Your home observatory (part 3)

Posted by Michael Bakich
on Monday, May 07, 2007

This week, I'll address the size and type of your observatory. You'll need to take three considerations into account when considering your observatory's size. The first involves the available space. How big can you build? This was the limiting factor for my own observatory. Because I had to deal with a fenced-in backyard, my structure's maximum size was predetermined.

The number of telescopes is the second consideration. Most observatories house one permanent telescope. Others, however, contain one permanently mounted scope with space for at least one other telescope on a portable mount. In such a case, the observatory is bigger, but it's also more functional. For example, you could observe visually with one scope while imaging through the main instrument.

The third consideration related to observatory size is money. I know what you're thinking: Isn't cost always the first consideration? It isn't in this case because without dealing with the other factors first, you'll have no idea how much, even in general terms, the observatory will cost. I will discuss the cost of individual items in a later blog. Keep this in mind, though: While it's true larger observatories cost more, the cost-to-size ratio is not linear.

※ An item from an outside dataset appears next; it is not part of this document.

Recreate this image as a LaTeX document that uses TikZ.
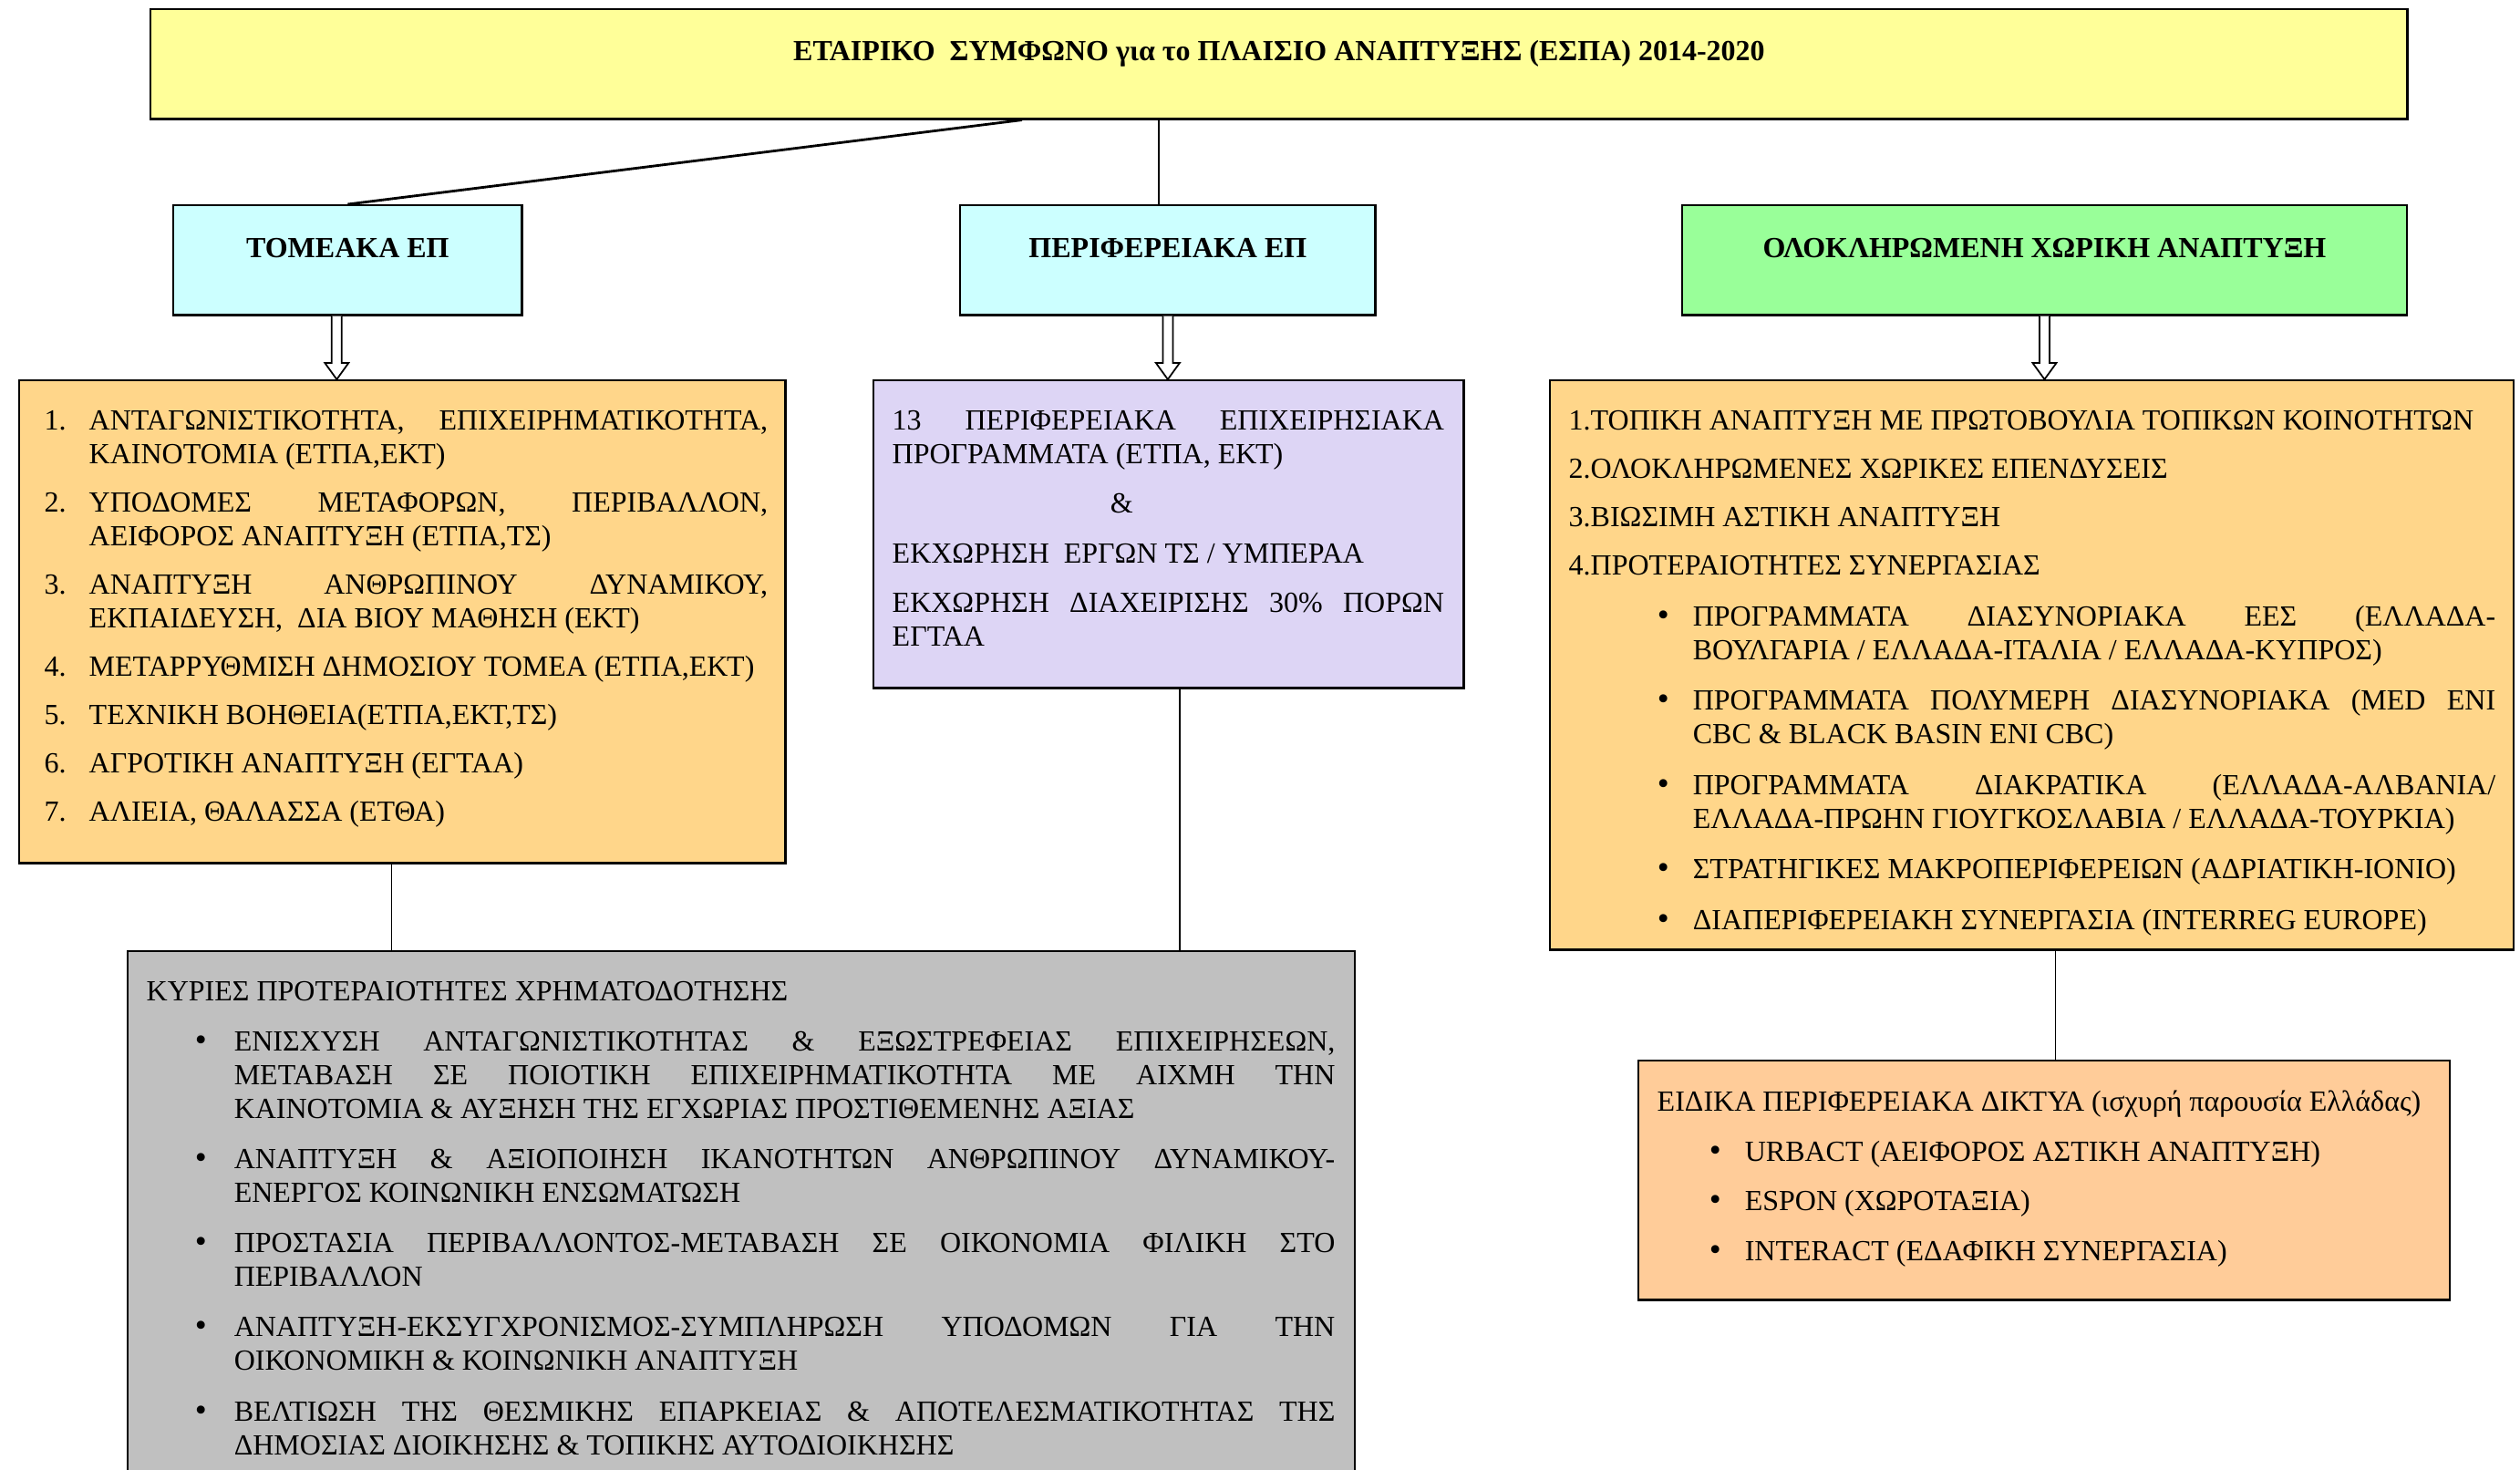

Beyond these initial considerations, probably the most personal decision related to your observatory will be choosing between a dome or a roll-off roof. First, consider the aesthetics. Non-astronomy people usually associate a traditional observatory building with a dome. This can be good or bad. The appearance of the dome may clash with its surroundings. Also, a dome can draw unwanted attention from people (primarily youth) with less-than-admirable intentions.

Domes are better at reducing stray light because only the slit is open to the sky. Roll-off roofs radiate trapped heat much more quickly. Domes will protect you better on windy nights. Roll-offs provide a more impressive vista of the sky from within.
Zoning or planned-neighborhood ordinances may forbid the construction of a dome in some areas. This also works the other way. In one instance, a friend chose to build a dome because of existing tax laws. He did this to minimize the building's area coverage, upon which his city based taxes. In his location, the area covered by a roll-off roof when it was open also was subject to property taxes.